For an essay on the variety and cultural significance of spears in South Sudan, particularly among the Dinka and Nuer, see ‘“Spears” that are not Spears’, by Jok Madut Jok, in Pieces of a Nation: South Sudanese Heritage and Museum Collections, edited by Zoe Cormack and Cherry Leonardi (Leiden: Sidestone Press, 2021), pp. 110–114.

This object was probably collected during his first or second season of fieldwork amongst the Nuer, e.g.: in 1930 or 'the dry season' of 1931. In the former, he spent around three and a half months in Leek territory at Yahnyang and Pakur on the Bahr el Ghazal, in Lou territory at Muot Dit, and at Adok, amongst the Dok Nuer. In the latter, he spent five and a half months at Nasir, on the Nyanding River, and at Yakwat on the Sobat River (see E.E. Evans-Pritchard, 1940, The Nuer, and the map of Evans-Pritchard's fieldwork in D.H. Johnson, "Evans-Pritchard, the Nuer, and the Sudan Political Service", African Affairs 81 no. 323, p. 233).

Evans-Pritchard, writing in 1940, said of the Nuer: 'Till recently they possessed very few iron spears, cherished as heirlooms, but used instead the straightened horns of antelope and buck, ebony wood, and the rib-bones of giraffe, all of which are still used to-day, though almost entirely in dances ...’ (E.E. Evans-Pritchard, 1940, The Nuer, p. 86). Howell gives the Nuer term for these spears as giit, while the iron headed spears were known as mur. He states that the giit were regarded 'with considerable amusement' by younger Nuer, but that a few were retained as they were 'considered particularly effective in war, and the Nuer hope they may one day be able to use them ... although it required greater skill and strength to inflict a wound with a giit, the wounds once inflicted are more severe'. He goes on to describe the method of hafting them: 'The giit ... is fixed at the joint with an unsewn leather collar made from the tail skin of an ox. This is soaked and stretched round the haft, where it shrinks as it dries'. (P.P. Howell, 1947, "On the Value of Iron Among the Nuer", Man 47, p. 132-3).

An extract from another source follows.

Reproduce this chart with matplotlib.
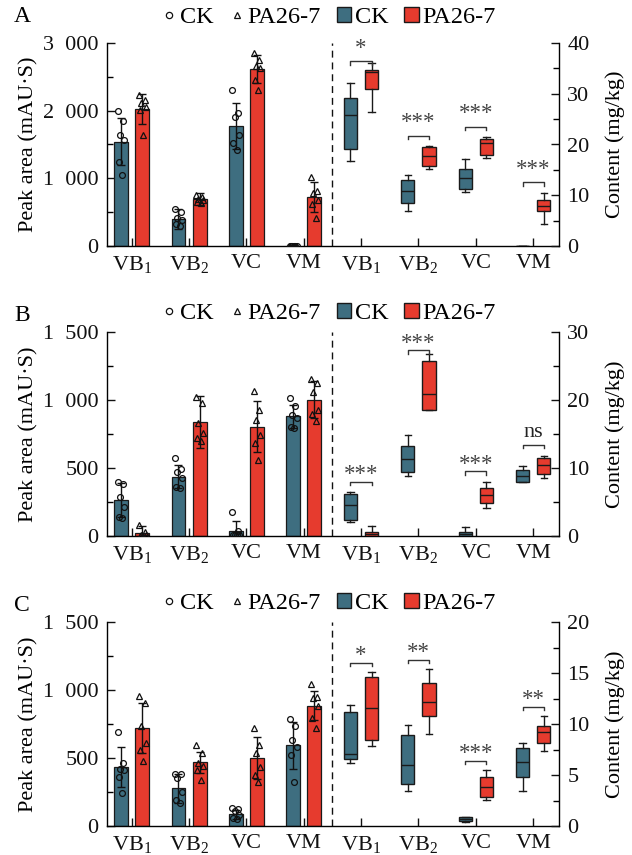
import matplotlib
matplotlib.use('Agg')
import matplotlib.pyplot as plt
from matplotlib.lines import Line2D
from matplotlib.patches import Patch
from matplotlib.ticker import MultipleLocator, FuncFormatter

plt.rcParams['font.family'] = ['Liberation Serif', 'DejaVu Serif']
plt.rcParams['mathtext.fontset'] = 'custom'
plt.rcParams['mathtext.rm'] = 'Liberation Serif'
plt.rcParams['mathtext.it'] = 'Liberation Serif:italic'

# ---------------- data ----------------
categories = [r'$\mathregular{VB_1}$', r'$\mathregular{VB_2}$', 'VC', 'VM']
groups = ['CK', 'PA26-7']

# Panel A (peak area bars, left) ------------------------------------------
A_ck_points = [[1997, 1854, 1641, 1567, 1236, 1048], [540, 500, 420, 380, 330, 290],
               [2299, 1972, 1913, 1641, 1518, 1419], [5, 5, 5, 5, 5, 5]]
A_ck_mean = [1542, 405, 1775, 5]
A_ck_sd = [345, 149, 335, 5]
A_pa_points = [[2230, 2160, 2110, 2060, 2010, 1640], [750, 730, 700, 680, 650, 640],
               [2852, 2753, 2654, 2630, 2457, 2308], [1023, 816, 776, 677, 628, 420]]
A_pa_mean = [2027, 692, 2620, 727]
A_pa_sd = [217, 84, 207, 222]
# Panel A content boxes (whislo, q1, med, q3, whishi)
A_ck_box = [[16.7, 19.2, 25.9, 29.2, 32.1], [6.8, 8.5, 10.9, 13.1, 14.0],
            [10.6, 11.2, 13.4, 15.2, 17.2], [0, 0, 0, 0, 0]]
A_pa_box = [[26.4, 30.9, 34.2, 34.7, 36.0], [15.2, 15.7, 17.7, 19.5, 19.7],
            [17.4, 18.0, 20.2, 21.0, 21.5], [4.3, 6.8, 7.9, 9.1, 10.4]]
A_sig = ['*', '***', '***', '***']
A_sig_y = [36.4, 21.7, 23.5, 12.6]

# Panel B ---------------------------------------------------------------
B_ck_points = [[400, 383, 290, 216, 137, 130], [572, 491, 474, 425, 363, 356],
               [174, 40, 10, 5, 5, 5], [1014, 953, 891, 867, 805, 793]]
B_ck_mean = [265, 437, 39, 879]
B_ck_sd = [123, 86, 74, 86]
B_pa_points = [[80, 30, 10, 5, 2, 2], [1020, 980, 830, 760, 720, 700],
               [1063, 928, 854, 744, 683, 560], [1154, 1124, 1060, 928, 900, 845]]
B_pa_mean = [20, 835, 805, 1002]
B_pa_sd = [54, 191, 184, 135]
B_ck_box = [[2.1, 2.4, 4.5, 6.2, 6.5], [8.8, 9.4, 11.3, 13.2, 14.9],
            [0, 0, 0.3, 0.6, 1.3], [8.0, 8.0, 8.8, 9.7, 10.3]]
B_pa_box = [[0, 0, 0.3, 0.6, 1.4], [18.5, 18.6, 20.9, 25.7, 26.8],
            [4.1, 4.9, 6.0, 7.1, 8.0], [8.5, 9.1, 10.5, 11.5, 11.8]]
B_sig = ['***', '***', '***', 'ns']
B_sig_y = [8.0, 27.3, 9.5, 13.4]

# Panel C ---------------------------------------------------------------
C_ck_points = [[690, 462, 417, 413, 358, 241], [383, 383, 351, 253, 191, 167],
               [130, 125, 110, 80, 60, 50], [788, 732, 633, 584, 523, 327]]
C_ck_mean = [432, 277, 86, 592]
C_ck_sd = [147, 106, 32, 176]
C_pa_points = [[957, 903, 732, 609, 560, 479], [592, 540, 466, 442, 412, 339],
               [719, 597, 535, 437, 376, 327], [1043, 945, 940, 879, 793, 719]]
C_pa_mean = [719, 469, 503, 884]
C_pa_sd = [184, 78, 155, 105]
C_ck_box = [[6.2, 6.6, 7.1, 11.2, 11.9], [3.4, 4.1, 6.0, 8.9, 9.9],
            [0.4, 0.5, 0.65, 0.85, 0.9], [3.4, 4.85, 6.25, 7.6, 8.1]]
C_pa_box = [[7.8, 8.4, 11.6, 14.6, 15.1], [9.0, 10.8, 12.2, 14.0, 15.4],
            [2.55, 2.8, 3.8, 4.8, 5.5], [7.4, 8.1, 9.2, 9.85, 10.8]]
C_sig = ['*', '**', '***', '**']
C_sig_y = [16.0, 16.3, 6.4, 11.7]

left_max = [3000, 1500, 1500]
left_major = [1000, 500, 500]
right_max = [40, 30, 20]
right_major = [10, 10, 5]
panel_letters = ['A', 'B', 'C']

# ---------------- style ----------------
CK_COLOR = '#3E6E80'
PA_COLOR = '#E63B2E'
EDGE = '#1a1a1a'
FS = 15.5
OFF = 0.185
BW = 0.24
JIT = [-0.06, 0.04, -0.02, 0.06, -0.04, 0.02]


def thousands(v, pos):
    v = int(round(v))
    if v >= 1000:
        return f"{v // 1000}\u2002{v % 1000:03d}"
    return str(v)


fig = plt.figure(figsize=(6.32, 8.55), dpi=100)
W, H = 632, 855
ax_left = 107 / W
ax_width = (559 - 107) / W
tops_px = [43, 332, 622]
bottoms_px = [246, 536, 826]
legend_y = [1.125, 1.09, 1.09]
letter_px = [(14, 17), (14, 315), (14, 605)]

panels = [
    (A_ck_points, A_ck_mean, A_ck_sd, A_pa_points, A_pa_mean, A_pa_sd, A_ck_box, A_pa_box, A_sig, A_sig_y),
    (B_ck_points, B_ck_mean, B_ck_sd, B_pa_points, B_pa_mean, B_pa_sd, B_ck_box, B_pa_box, B_sig, B_sig_y),
    (C_ck_points, C_ck_mean, C_ck_sd, C_pa_points, C_pa_mean, C_pa_sd, C_ck_box, C_pa_box, C_sig, C_sig_y),
]
sig_off_px = [13, 7, 7]
ns_off_px = 12

for p, (ckp, ckm, cks, pap, pam, pas, ckb, pab, sig, sigy) in enumerate(panels):
    bottom = 1 - bottoms_px[p] / H
    hpx = bottoms_px[p] - tops_px[p]
    height = hpx / H
    ax = fig.add_axes([ax_left, bottom, ax_width, height])
    ax2 = ax.twinx()

    n = len(categories)
    xs = list(range(n))
    # bars
    for i in range(n):
        for (pts, m, s, col, mk, off) in [(ckp, ckm, cks, CK_COLOR, 'o', -OFF), (pap, pam, pas, PA_COLOR, '^', OFF)]:
            x = xs[i] + off
            ax.bar(x, m[i], width=BW, color=col, edgecolor=EDGE, linewidth=0.9, zorder=2)
            ax.errorbar(x, m[i], yerr=s[i], fmt='none', ecolor='#111111', elinewidth=1.0,
                        capsize=3, capthick=1.0, zorder=4)
            ax.plot([x + j for j in JIT[:len(pts[i])]], pts[i], linestyle='none', marker=mk,
                    markersize=4.2 if mk == 'o' else 4.0, markerfacecolor='none',
                    markeredgecolor='#111111', markeredgewidth=0.9, zorder=5)
    # boxes
    stats = []
    positions = []
    colors = []
    for i in range(n):
        for (bx, col, off) in [(ckb[i], CK_COLOR, -OFF), (pab[i], PA_COLOR, OFF)]:
            stats.append(dict(whislo=bx[0], q1=bx[1], med=bx[2], q3=bx[3], whishi=bx[4], fliers=[]))
            positions.append(n + i + off)
            colors.append(col)
    bp = ax2.bxp(stats, positions=positions, widths=0.23, patch_artist=True, showfliers=False,
                 boxprops=dict(edgecolor=EDGE, linewidth=1.0),
                 medianprops=dict(color=EDGE, linewidth=1.0),
                 whiskerprops=dict(color=EDGE, linewidth=1.0),
                 capprops=dict(color=EDGE, linewidth=1.0), manage_ticks=False)
    for patch, c in zip(bp['boxes'], colors):
        patch.set_facecolor(c)

    # significance brackets
    rmax = right_max[p]
    d = 0.017 * rmax
    for i in range(n):
        x1 = n + i - OFF
        x2 = n + i + OFF
        y = sigy[i]
        ax2.plot([x1, x1, x2, x2], [y - d, y, y, y - d], color='#333333', linewidth=1.0,
                 clip_on=False, zorder=6)
        txt = sig[i]
        if txt == 'ns':
            ax2.text((x1 + x2) / 2, y + ns_off_px / hpx * rmax, txt, ha='center', va='center',
                     fontsize=FS + 0.5, color='#222222')
        else:
            ax2.text((x1 + x2) / 2, y + sig_off_px[p] / hpx * rmax, txt,
                     ha='center', va='center', fontsize=16.5, color='#444444', clip_on=False)

    # dashed separator
    ax.axvline(n - 0.5, color='#111111', linestyle=(0, (5, 3.5)), linewidth=1.0)

    # axes
    ax.set_xlim(-0.43, 2 * n - 0.55)
    ax.set_ylim(0, left_max[p])
    ax2.set_ylim(0, right_max[p])
    ax.set_xticks(list(range(2 * n)))
    ax.set_xticklabels(categories + categories, fontsize=FS + 0.5)
    ax.yaxis.set_major_locator(MultipleLocator(left_major[p]))
    ax.yaxis.set_minor_locator(MultipleLocator(left_major[p] / 2))
    ax.yaxis.set_major_formatter(FuncFormatter(thousands))
    ax2.yaxis.set_major_locator(MultipleLocator(right_major[p]))
    ax2.yaxis.set_minor_locator(MultipleLocator(right_major[p] / 2))

    ax.tick_params(axis='both', which='major', direction='in', length=6, width=1.0,
                   labelsize=FS + 0.5, pad=6, colors='#111111')
    ax.tick_params(axis='y', which='minor', direction='in', length=4, width=1.0)
    ax2.tick_params(axis='y', which='major', direction='in', length=6, width=1.0,
                    labelsize=FS + 0.5, pad=6, colors='#111111')
    ax2.tick_params(axis='y', which='minor', direction='in', length=4, width=1.0)
    for s in ['top', 'right']:
        ax.spines[s].set_visible(False)
    for s in ['top', 'left', 'bottom']:
        ax2.spines[s].set_visible(False)
    for s in ['left', 'bottom']:
        ax.spines[s].set_linewidth(1.0)
    ax2.spines['right'].set_linewidth(1.0)

    ax.set_ylabel('Peak area (mAU·S)', fontsize=FS + 0.5, labelpad=3)
    ax2.set_ylabel('Content (mg/kg)', fontsize=FS + 0.5, labelpad=11)

    handles = [
        Line2D([], [], linestyle='none', marker='o', markersize=4.5, markerfacecolor='none',
               markeredgecolor='#111111', markeredgewidth=0.9),
        Line2D([], [], linestyle='none', marker='^', markersize=4.5, markerfacecolor='none',
               markeredgecolor='#111111', markeredgewidth=0.9),
        Patch(facecolor=CK_COLOR, edgecolor=EDGE, linewidth=1.0),
        Patch(facecolor=PA_COLOR, edgecolor=EDGE, linewidth=1.0),
    ]
    ax2.legend(handles, groups + groups, ncol=4, loc='center', bbox_to_anchor=(0.491, legend_y[p]),
               frameon=False, fontsize=17.5, handlelength=0.6, handleheight=0.6,
               handletextpad=0.15, columnspacing=0.65, borderaxespad=0, borderpad=0)

    fig.text(letter_px[p][0] / W, 1 - letter_px[p][1] / H, panel_letters[p], fontsize=17,
             ha='left', va='center')

fig.savefig('out.png', dpi=100)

The term 'White Nile' is now used to denote an administrative district immediately south of Khartoum, bordered by the districts of Northern and Southern Kordofan to the west, El Gezira and Sennar to the East, and Upper Nile to the south. However this term has been used more loosely in the past to refer to the Bahr el Abiad and Bahr el Jebel rivers or the areas around them.

Note that 1931.66.6-9 and 1936.10.2 are all made in a very similar fashion, with shafts carved from the same type of wood, which has a very distinctive grain to it. 4 of these spears have hard wood heads, probably ebony, and 1 has a head of straightened antelope horn [RTS 3/1/2005].